温かみというよりも、信念であり、情念であり、熱さ、強さを感じさせる人の声は、やはり赤色。
また、熱さと強さを持ちつつ、なおかつ成熟した冷静さを持っている人の声は、紫。
そして、色味を感じさせないほど、清廉、清楚な雰囲気の人の声は、白色。
もちろん、一人ひとりの声ごとにその色や輝きは違う。見て判るように、実際には声そのものの感覚という訳ではなく、人格から感じている部分が多いのかもしれないが、不思議な事に、その声優の声そのものがその色で感じられる。
このように、一旦声優の声に色を感じ始めると、その声優の声の世界を色彩豊かに感じてくるのだ。

ところで、よく「アニオタはどうして声優のライブでサイリュウムを振るのか」という非難めいた意見を聞くことがある。
だが、それはやはり、声優ライブに行く者は、声優という声のプロの魅力に強く惹かれているからなのだと思う。声優の声に惹かれ、その感性を研ぎ澄ましている者達が多く集まる場所が、声優ライブだ。彼らは、ただ単に声優の声だけを聞いているのでは無く、声優オタクとして、ラジオなどで声優の性格までも熟知している者達だ。私のような凡人でも感じられるようになった声優の「声の色彩」を、それら猛者達が、無意識的にしろ感じていない訳がない。
声優ライブでは、声優毎にだいたいサイリュウムの色が決まっている。その色は、その声優の名前から由来されているかも知れないし、本人の好きな色からかもしれない。しかし、総合的に、その声優の「声の色」として「はまっている」と、その定着率も圧倒的に良いような気がする。また、曲毎にも色が変わったりする。それは、その歌の声色も、曲毎に変わっているからだろう。

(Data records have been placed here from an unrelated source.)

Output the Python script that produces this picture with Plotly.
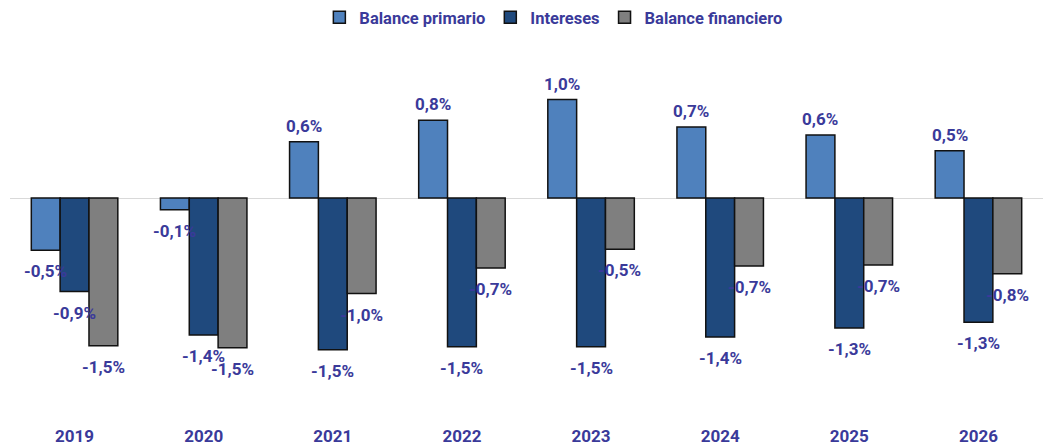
import plotly.graph_objects as go

years = ["2019", "2020", "2021", "2022", "2023", "2024", "2025", "2026"]
balance_primario = [-0.53, -0.12, 0.57, 0.79, 1.00, 0.72, 0.64, 0.48]
intereses = [-0.95, -1.39, -1.54, -1.51, -1.51, -1.41, -1.32, -1.26]
balance_financiero = [-1.50, -1.52, -0.97, -0.71, -0.52, -0.69, -0.68, -0.77]

series = [
    ("Balance primario", balance_primario, "#4F81BD"),
    ("Intereses", intereses, "#1F497D"),
    ("Balance financiero", balance_financiero, "#7F7F7F"),
]

TXT = "#3A3A9A"
FONT = "Roboto"
bargap = 0.33

fig = go.Figure()
for name, vals, col in series:
    fig.add_trace(go.Bar(
        x=years, y=vals, name=name,
        marker=dict(color=col, line=dict(color="#111111", width=1.5)),
        hoverinfo="skip",
    ))

w = (1 - bargap) / 3
for k, (name, vals, col) in enumerate(series):
    for i, v in enumerate(vals):
        fig.add_annotation(
            x=i + (k - 1) * w, y=v, xref="x", yref="y",
            text=f"{v:.1f}%".replace(".", ","),
            showarrow=False,
            yshift=16 if v >= 0 else -21,
            font=dict(family=FONT, size=17, color=TXT, weight="bold"),
        )

fig.update_layout(
    width=1043, height=446,
    margin=dict(l=10, r=0, t=40, b=22),
    paper_bgcolor="white", plot_bgcolor="white",
    barmode="group", bargap=bargap, bargroupgap=0,
    showlegend=True,
    legend=dict(orientation="h", x=0.526, xanchor="center",
                yref="container", y=1.0, yanchor="top",
                itemwidth=30,
                font=dict(family=FONT, size=16.5, color=TXT, weight="bold"),
                itemclick=False),
    xaxis=dict(type="category", showgrid=False, showline=False, ticks="",
               automargin=False,
               tickfont=dict(family=FONT, size=17, color=TXT, weight="bold")),
    yaxis=dict(range=[-2.294, 1.604], showgrid=False, showticklabels=False,
               automargin=False,
               zeroline=True, zerolinecolor="#D9D9D9", zerolinewidth=1),
)

fig.write_html("out.html", config={"displayModeBar": False},
               post_script="document.body.style.margin='0';")
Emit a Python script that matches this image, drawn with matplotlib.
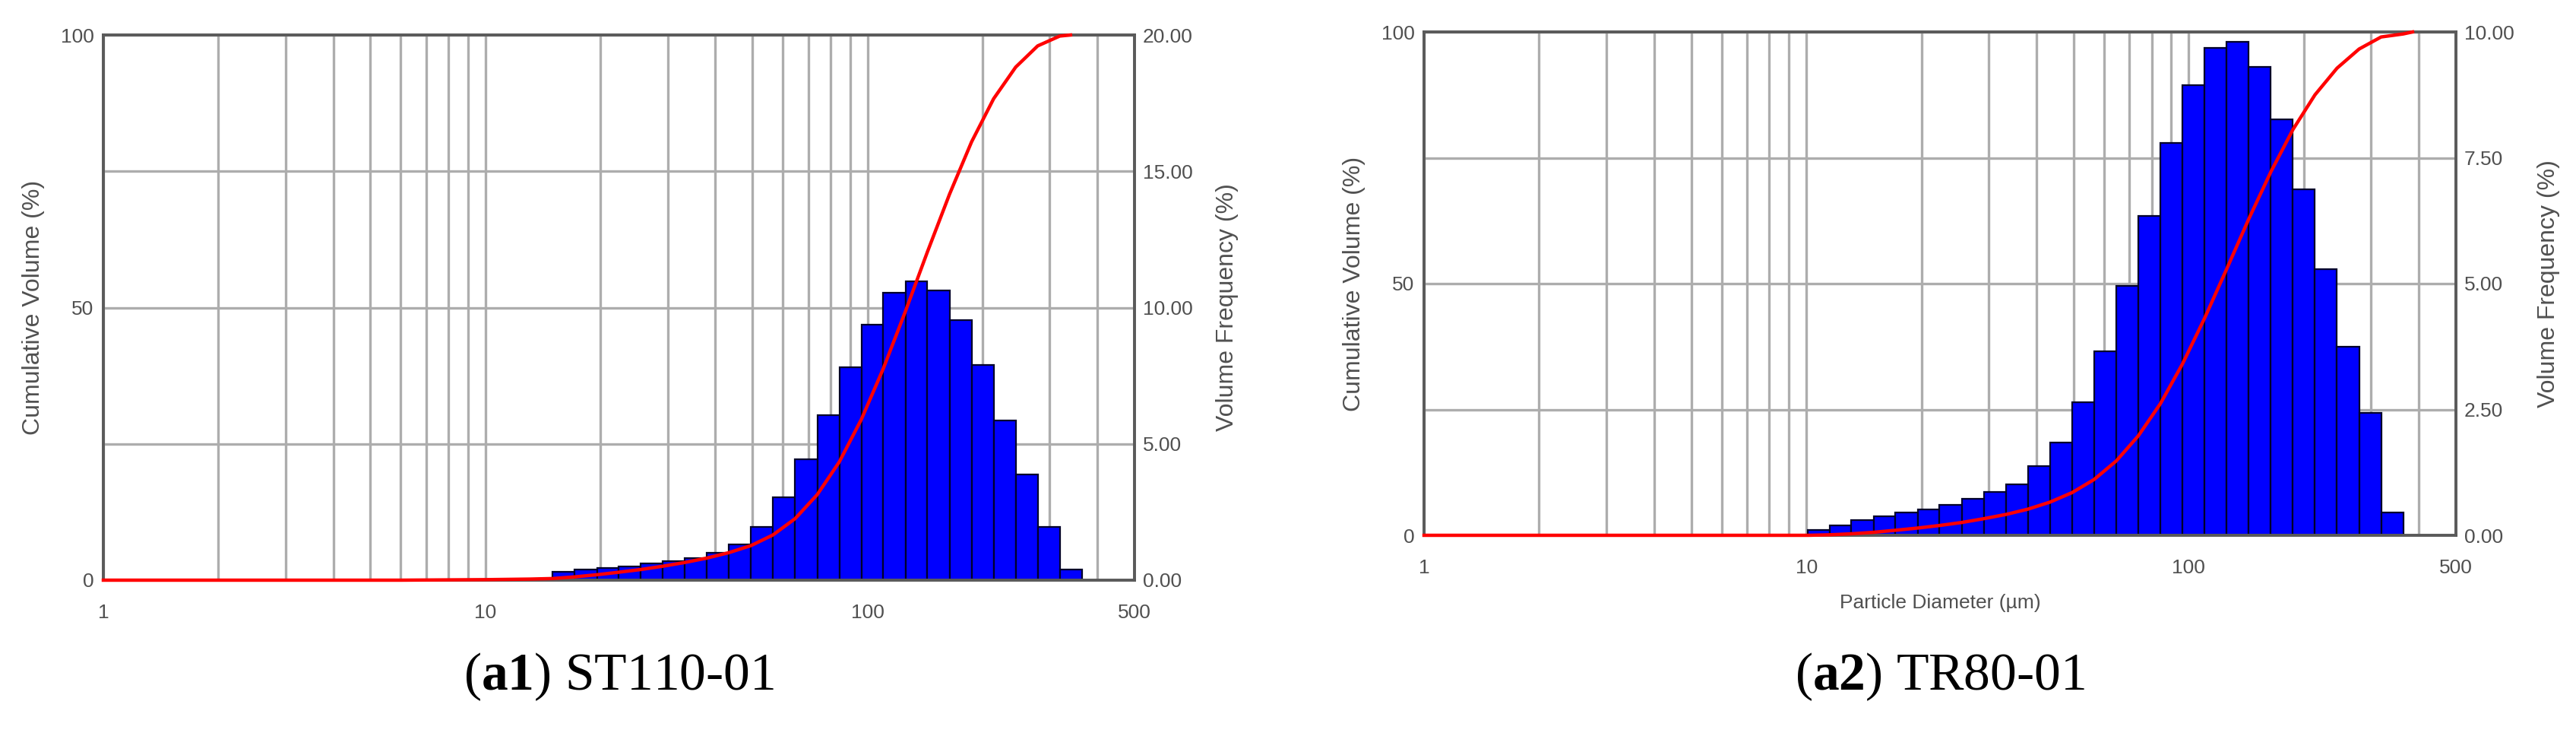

声優ライブに参加している者達そのほとんどが、その音の世界に色彩を感じているとして、それを本当の色彩として表現しようとする事に、何の不思議があるだろうか。そのライブ空間には、声優の声という色的クオリアが存在する。そして、その色的クオリアを受け取っている者としてその色を発することは、声優の声を自身の内面から感じる事であり、つまりは強く深く受け取る事ができる。
アニメオタク、声優オタクという、娯楽に強い関心を持ち、その興味のために努力を惜しまない者達の技として、このような「発見」は正に必然だったのだろう。
私も声優ライブにおけるサイリュウム発展の経緯がわかるくらい長く、この世界で楽しんできたが、その成果として、音に色彩があるという感性が強まった事は、本当に嬉しく思う。この感覚は、今後の様々な面において価値があるだろうから。何事においても色彩豊かな感性を持ちたいものだ。